Iceland

Steaming into the future

Visitors approach the Reykjanes Power Station, near Reykjavik, at the southwestern tip of Iceland. The actively volcanic Reykjanes Peninsula, or Reykjanesskagi, is a seemingly barren waste of dark lava fields, redeemed only by a profusion of curative hot springs and sulphur springs in its southern half. {{name}}
Visitors approach the Reykjanes Power Station, near Reykjavik, at the southwestern tip of Iceland. The actively volcanic Reykjanes Peninsula, or Reykjanesskagi, is a seemingly barren waste of dark lava fields, redeemed only by a profusion of curative hot springs and sulphur springs in its southern half. {{name}}
01 March, 2012

WHEN THE 9TH CENTURY Norseman, Hrafna-Flóki Vilgerðarson, gave Iceland its name—‘Íslanð’ (or ‘Land of Ice’ in Old Norse)—it was only because he was grossly unprepared for its winter, which, at between 0°C and -10°C in the southern lowlands and around -25°C in the north, is about the same temperature drop between Gulmarg and Kargil town every winter.

But since Hrafna-Flóki’s animals died of his nonchalance (and general boozy merrymaking), he believed the ultima Thule—the land beyond “the borders of the known world”—to be worthless.

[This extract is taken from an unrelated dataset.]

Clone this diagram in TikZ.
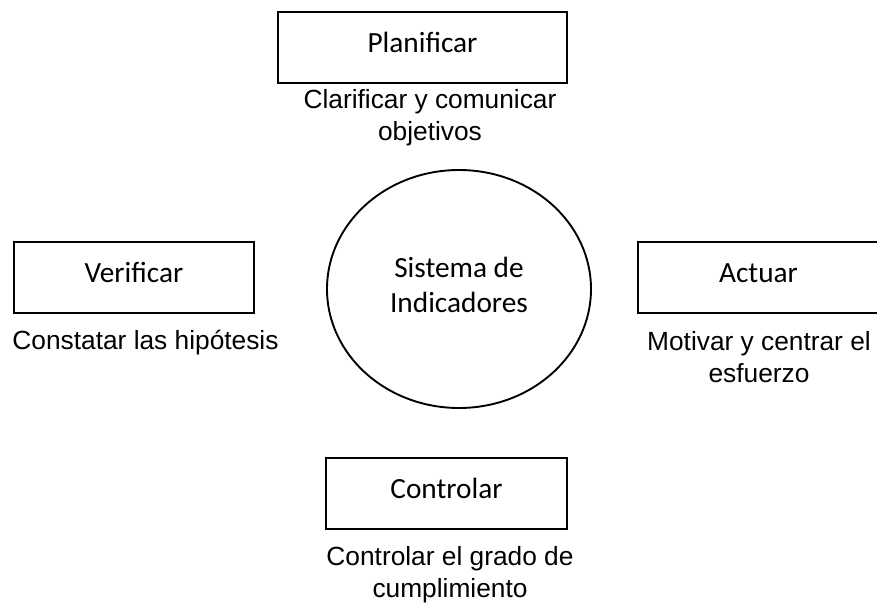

His crew, though, saw it as a land of warmth; and, counterintuitive as it might sound, Iceland is indeed a clement country, kept snug today by one of its greatest natural resources: geothermal energy.

This virtually unlimited resource is why car parks, pavements and 40,000 square metres of streets in Reykjavik are heated through winter and part of summer, and the lights never switched off on the 40-km road between Reykjavik and the Keflavik International Airport during the polar nights in deep winter.

The fractured tectonic plate boundary that gives Iceland its 30 active volcanic systems—13 of which have erupted in known history, the most recent that of Eyjafjallajökull in 2010—also gives it its massive non-polluting geothermal reserves which heat 89 percent of its homes, provide 54 percent of its primary energy (as opposed to the fossil fuels that provide 83 percent of primary energy in the US), toast up 130 of its 160 swimming pools, its greenhouses and fish farms, and thaw the permafrost, which covers about 8,000 sq km of its land area and is the country’s main civil engineering impediment.

Geothermal energy utilisation is a tried-and-tested practice in Iceland: although baking the hverabrauth (‘hot spring bread’) and bathing in hot springs has an undated history, it was a farmer who, in 1907, first piped geothermal steam (from a hot spring to his house nearby, a practice that the Svartsengi Geothermal Combined Heat and Power Plant continues in its supply, through 27 km of insulated pipes, of 83°C water to 40,000—a fourth—of Reykjavik’s houses); in 1930, water from Laugardalur (‘Hot Spring Valley’) was piped three km to a primary school at Reykjavik (‘Smoky Bay’) to the west; the country’s first geothermal power plant, a tiny, one-steam turbine affair at Bjarnarflag in the north, began operating in 1969—which was serendipitous in that geothermal energy exploitation in Iceland got underway just before the world-changing oil crisis of the 1970s; today, Iceland has five geothermal power plants and is the leading exporter of geothermal expertise to the rest of the world.

And, still, the country is using only a fraction of the 67 terawatt-hours (TWh) of available geothermal energy—seven TWh (or seven trillion watts) per year against the 20-30 TWh/year feasible today.

Among those reportedly interested in Icelandic geothermal knowledge—aside from Germany and the Philippines, with its prodigious subterranean heat reserves and six geothermal power plants—are Microsoft and Google Energy LLC, which is seeking to contain the galloping multimillion-dollar cost of maintaining Google’s gigantic data centres.

Meanwhile, Iceland has discovered that the secret to keeping geothermal energy recyclable is to send the nonthermal water, leached of its heat, back to where it came from. Before this knowledge played spoilsport with Iceland’s famous hedonism, the effluence from the Svartsengi geothermal power plant, located at Keflavik, created the tourist hotspot known as ‘Blue Lagoon’, a 37-39°C, six million-litre spa rich in healing minerals from the underlying lava field.

All good though this sounds, Iceland still has one of the highest per head greenhouse gas emissions in Europe; blame it on Icelanders using more power per head than any country in the world, and importing fossil fuel to power their trawlers and 4X4 offroaders, which have enough torque to haul icebergs (or so Icelanders claim).

But the world’s redemption might lie in Iceland’s view of which road to take to the future; and heading it is an anti-climate change and geothermal evangelist—its president, Ólafur Ragnar Grímsson, who said, in 2008 (with an impressive guilelessness, considering that he said it in the US): “The fireball that sits within the Earth is a resource. We walk on it, we sleep on it, we work on it. The question is: How do we harness it?”